## [Goal of the exercise]
Below are some records. Retype exactly the lines from the one containing "Clone this chart in seaborn and matplotlib." through the one containing "from matplotlib.patches import Rectangle", both included, skipping every picture.
++++++++
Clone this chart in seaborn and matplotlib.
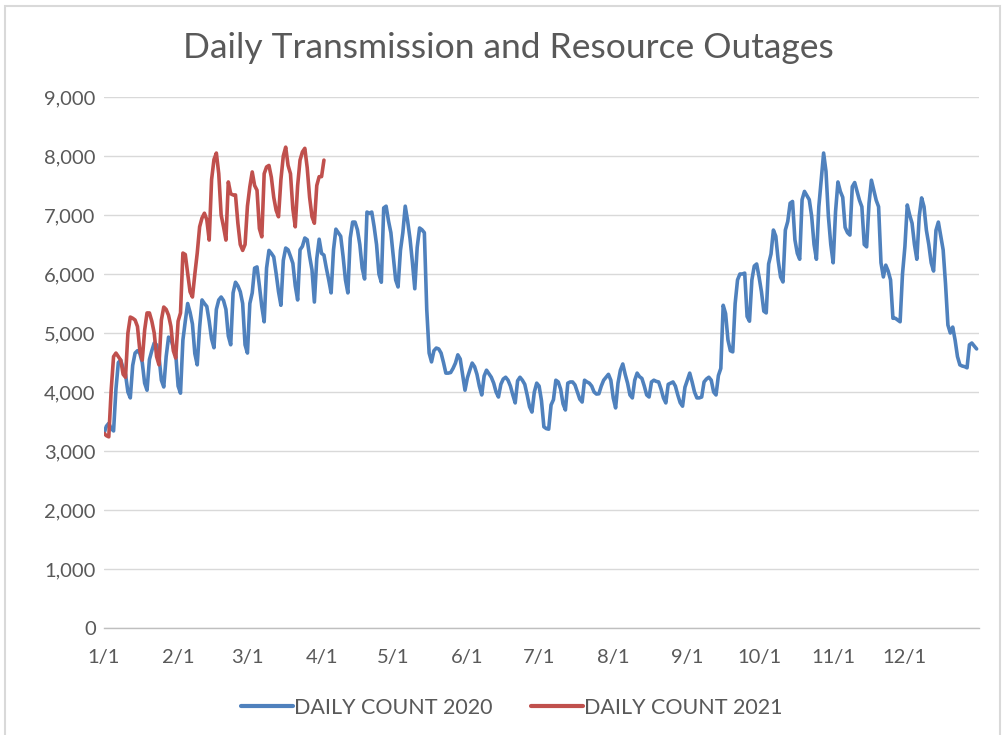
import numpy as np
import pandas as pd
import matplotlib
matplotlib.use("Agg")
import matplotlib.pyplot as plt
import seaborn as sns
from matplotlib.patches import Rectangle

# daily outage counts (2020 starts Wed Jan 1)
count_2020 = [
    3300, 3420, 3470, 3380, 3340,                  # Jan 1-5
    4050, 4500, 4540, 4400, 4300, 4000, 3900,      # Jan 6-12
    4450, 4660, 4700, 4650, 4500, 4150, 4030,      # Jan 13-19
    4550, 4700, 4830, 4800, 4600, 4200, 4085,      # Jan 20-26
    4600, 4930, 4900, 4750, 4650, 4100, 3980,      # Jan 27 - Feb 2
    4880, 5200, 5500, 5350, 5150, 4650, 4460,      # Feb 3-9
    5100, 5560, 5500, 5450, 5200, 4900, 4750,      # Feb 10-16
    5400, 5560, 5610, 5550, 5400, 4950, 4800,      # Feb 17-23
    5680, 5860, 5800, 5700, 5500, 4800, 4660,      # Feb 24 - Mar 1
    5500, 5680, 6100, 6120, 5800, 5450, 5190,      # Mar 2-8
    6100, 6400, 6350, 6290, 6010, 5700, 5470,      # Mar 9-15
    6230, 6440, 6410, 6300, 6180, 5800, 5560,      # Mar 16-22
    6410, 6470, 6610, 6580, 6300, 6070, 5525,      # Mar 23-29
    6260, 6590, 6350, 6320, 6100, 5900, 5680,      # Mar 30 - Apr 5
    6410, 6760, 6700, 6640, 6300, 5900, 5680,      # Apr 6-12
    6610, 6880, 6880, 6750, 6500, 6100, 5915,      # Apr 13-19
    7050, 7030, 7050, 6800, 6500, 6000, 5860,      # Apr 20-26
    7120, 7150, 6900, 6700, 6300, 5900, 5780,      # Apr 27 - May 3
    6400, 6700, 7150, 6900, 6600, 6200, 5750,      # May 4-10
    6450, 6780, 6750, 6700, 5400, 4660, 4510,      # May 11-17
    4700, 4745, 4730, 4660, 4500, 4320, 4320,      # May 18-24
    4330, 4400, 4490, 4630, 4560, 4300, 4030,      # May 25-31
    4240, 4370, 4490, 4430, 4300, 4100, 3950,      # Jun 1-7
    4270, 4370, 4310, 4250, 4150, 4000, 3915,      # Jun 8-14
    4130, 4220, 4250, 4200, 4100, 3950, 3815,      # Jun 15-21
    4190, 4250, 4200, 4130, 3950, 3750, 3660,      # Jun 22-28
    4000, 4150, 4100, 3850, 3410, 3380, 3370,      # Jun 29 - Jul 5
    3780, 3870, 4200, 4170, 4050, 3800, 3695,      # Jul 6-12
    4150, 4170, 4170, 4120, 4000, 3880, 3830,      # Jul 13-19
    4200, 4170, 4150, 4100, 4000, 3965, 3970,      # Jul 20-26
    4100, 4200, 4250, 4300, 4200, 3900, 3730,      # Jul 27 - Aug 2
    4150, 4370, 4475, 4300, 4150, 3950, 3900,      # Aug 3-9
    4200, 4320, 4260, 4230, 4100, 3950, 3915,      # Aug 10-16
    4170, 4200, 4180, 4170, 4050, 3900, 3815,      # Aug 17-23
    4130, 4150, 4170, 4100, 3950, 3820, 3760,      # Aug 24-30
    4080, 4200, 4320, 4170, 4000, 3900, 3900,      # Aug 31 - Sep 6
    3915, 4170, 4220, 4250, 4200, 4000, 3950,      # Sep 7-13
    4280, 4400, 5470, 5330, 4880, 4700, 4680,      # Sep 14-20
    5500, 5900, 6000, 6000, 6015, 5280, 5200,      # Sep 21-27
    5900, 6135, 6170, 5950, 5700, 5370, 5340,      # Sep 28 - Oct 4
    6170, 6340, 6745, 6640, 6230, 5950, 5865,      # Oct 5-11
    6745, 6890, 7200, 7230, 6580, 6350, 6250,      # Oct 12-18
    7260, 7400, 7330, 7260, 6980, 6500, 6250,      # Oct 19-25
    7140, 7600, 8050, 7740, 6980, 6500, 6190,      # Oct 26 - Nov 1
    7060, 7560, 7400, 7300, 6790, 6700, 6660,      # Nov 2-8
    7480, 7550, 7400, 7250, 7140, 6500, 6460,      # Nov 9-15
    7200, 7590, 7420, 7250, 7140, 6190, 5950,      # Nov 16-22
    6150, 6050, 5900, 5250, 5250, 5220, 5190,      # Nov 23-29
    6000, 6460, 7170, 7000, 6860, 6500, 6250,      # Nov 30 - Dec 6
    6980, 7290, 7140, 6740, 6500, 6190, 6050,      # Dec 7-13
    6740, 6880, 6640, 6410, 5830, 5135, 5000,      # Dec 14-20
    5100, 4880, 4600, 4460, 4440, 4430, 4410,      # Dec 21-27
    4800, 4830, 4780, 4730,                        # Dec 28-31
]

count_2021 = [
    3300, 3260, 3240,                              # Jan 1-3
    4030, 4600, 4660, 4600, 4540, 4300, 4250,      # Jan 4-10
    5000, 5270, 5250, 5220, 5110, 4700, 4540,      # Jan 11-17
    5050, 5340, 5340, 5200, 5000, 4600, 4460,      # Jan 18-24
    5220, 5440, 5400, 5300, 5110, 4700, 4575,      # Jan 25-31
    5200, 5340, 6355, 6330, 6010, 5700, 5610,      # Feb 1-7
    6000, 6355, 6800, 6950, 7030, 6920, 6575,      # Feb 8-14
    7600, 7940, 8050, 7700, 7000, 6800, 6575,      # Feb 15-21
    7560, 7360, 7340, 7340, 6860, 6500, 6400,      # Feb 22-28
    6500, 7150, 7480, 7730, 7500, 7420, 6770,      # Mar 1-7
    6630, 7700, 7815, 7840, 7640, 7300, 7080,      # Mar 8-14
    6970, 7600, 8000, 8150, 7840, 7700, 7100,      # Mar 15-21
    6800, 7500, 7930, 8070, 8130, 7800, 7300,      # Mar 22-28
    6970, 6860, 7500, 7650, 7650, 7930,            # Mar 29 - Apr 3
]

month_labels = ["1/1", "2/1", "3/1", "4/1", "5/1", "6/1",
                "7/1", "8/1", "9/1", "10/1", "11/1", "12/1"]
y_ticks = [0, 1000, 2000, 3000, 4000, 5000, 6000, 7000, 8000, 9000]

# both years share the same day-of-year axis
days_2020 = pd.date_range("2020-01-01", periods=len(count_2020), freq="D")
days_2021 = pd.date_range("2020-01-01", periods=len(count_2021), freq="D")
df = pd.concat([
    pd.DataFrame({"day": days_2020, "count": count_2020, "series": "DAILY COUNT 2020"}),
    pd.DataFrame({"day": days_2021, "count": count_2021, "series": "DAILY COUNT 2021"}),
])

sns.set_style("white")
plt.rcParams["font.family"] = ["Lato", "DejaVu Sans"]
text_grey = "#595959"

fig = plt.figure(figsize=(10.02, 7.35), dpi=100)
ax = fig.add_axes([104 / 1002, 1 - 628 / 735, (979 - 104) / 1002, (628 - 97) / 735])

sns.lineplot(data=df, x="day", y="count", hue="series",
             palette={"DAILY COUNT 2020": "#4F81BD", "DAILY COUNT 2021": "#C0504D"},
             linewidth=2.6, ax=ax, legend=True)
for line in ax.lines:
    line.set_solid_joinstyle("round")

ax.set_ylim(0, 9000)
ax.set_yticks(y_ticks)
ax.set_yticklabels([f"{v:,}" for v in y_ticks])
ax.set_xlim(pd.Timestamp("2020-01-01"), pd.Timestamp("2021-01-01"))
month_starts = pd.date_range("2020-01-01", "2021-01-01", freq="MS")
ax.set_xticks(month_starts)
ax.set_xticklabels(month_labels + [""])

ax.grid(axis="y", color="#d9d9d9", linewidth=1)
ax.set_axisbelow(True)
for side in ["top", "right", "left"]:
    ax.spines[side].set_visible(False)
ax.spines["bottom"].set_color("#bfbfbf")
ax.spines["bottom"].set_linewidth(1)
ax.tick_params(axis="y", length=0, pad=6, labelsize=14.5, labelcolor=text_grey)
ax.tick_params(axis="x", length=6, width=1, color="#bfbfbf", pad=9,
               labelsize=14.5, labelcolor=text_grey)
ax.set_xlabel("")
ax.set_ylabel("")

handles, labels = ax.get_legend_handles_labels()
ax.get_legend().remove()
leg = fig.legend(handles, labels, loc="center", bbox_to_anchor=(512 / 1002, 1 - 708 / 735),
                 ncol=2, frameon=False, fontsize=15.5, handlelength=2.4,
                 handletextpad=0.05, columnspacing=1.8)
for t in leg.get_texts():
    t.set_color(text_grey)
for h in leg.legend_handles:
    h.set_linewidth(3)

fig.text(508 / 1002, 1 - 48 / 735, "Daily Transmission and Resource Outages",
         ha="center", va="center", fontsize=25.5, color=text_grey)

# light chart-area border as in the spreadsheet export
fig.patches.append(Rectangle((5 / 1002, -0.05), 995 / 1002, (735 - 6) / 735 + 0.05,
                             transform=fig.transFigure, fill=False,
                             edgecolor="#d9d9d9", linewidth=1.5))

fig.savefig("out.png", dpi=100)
++++++++
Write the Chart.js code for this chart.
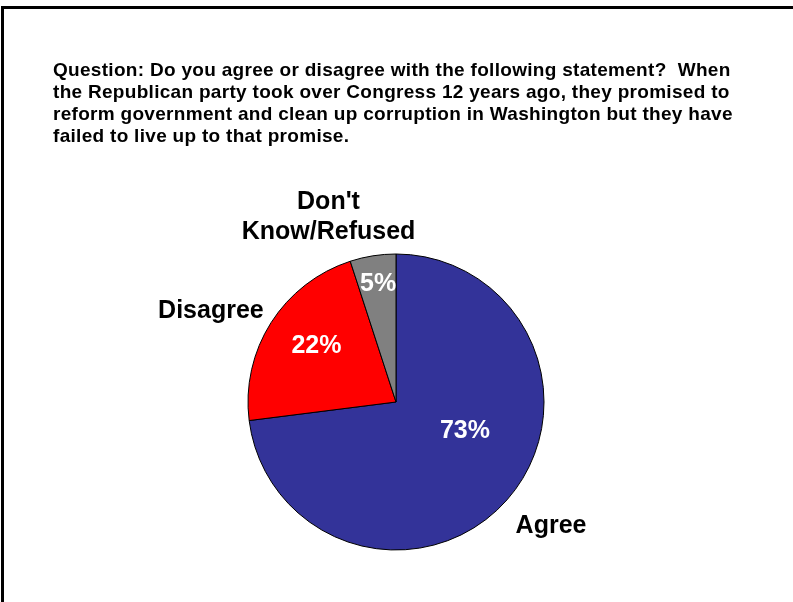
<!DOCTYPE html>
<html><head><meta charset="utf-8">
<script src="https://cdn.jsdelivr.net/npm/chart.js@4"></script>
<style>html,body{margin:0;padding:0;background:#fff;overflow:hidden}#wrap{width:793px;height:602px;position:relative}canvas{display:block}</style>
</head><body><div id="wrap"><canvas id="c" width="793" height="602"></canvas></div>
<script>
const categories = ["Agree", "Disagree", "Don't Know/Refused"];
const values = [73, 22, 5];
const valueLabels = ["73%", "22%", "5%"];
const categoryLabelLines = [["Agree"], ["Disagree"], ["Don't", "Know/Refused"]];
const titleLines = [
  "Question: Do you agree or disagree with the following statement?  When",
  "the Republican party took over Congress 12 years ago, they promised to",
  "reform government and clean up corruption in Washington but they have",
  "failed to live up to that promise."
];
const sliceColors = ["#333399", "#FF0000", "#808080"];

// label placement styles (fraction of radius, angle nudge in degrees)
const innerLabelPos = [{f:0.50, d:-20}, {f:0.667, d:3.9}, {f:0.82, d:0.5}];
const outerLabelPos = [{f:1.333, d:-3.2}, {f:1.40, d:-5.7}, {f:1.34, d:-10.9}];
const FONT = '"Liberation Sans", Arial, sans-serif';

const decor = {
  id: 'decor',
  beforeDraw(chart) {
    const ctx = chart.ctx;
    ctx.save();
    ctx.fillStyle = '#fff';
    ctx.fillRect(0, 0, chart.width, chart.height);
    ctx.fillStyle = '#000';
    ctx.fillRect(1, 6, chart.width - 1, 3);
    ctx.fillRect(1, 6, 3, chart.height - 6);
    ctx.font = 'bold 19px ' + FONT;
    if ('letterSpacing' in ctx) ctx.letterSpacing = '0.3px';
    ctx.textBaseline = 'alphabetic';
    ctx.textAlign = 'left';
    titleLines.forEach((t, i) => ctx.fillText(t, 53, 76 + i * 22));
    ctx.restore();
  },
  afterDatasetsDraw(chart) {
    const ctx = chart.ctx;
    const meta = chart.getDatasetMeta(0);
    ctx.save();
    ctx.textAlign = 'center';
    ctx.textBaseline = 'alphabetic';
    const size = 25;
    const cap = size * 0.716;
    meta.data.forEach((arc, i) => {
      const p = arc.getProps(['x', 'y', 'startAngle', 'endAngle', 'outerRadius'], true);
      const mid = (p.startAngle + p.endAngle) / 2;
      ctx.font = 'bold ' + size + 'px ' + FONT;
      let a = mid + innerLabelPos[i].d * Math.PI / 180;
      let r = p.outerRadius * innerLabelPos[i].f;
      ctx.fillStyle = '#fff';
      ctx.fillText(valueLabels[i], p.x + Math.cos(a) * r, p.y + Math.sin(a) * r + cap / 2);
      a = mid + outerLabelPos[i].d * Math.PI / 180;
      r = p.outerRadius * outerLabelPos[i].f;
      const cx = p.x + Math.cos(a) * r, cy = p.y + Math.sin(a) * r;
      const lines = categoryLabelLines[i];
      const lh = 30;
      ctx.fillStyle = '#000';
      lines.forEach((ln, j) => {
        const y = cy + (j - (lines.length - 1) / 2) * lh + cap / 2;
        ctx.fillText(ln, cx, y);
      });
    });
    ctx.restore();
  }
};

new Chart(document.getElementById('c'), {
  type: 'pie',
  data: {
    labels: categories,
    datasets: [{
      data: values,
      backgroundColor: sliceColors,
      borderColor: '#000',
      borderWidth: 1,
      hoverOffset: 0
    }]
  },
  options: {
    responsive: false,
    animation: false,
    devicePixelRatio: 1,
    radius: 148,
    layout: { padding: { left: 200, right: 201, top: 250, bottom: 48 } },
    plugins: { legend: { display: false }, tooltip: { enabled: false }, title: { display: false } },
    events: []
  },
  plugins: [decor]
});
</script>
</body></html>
++++++++
## [Answer to the task]
Clone this chart in seaborn and matplotlib.
import numpy as np
import pandas as pd
import matplotlib
matplotlib.use("Agg")
import matplotlib.pyplot as plt
import seaborn as sns
from matplotlib.patches import Rectangle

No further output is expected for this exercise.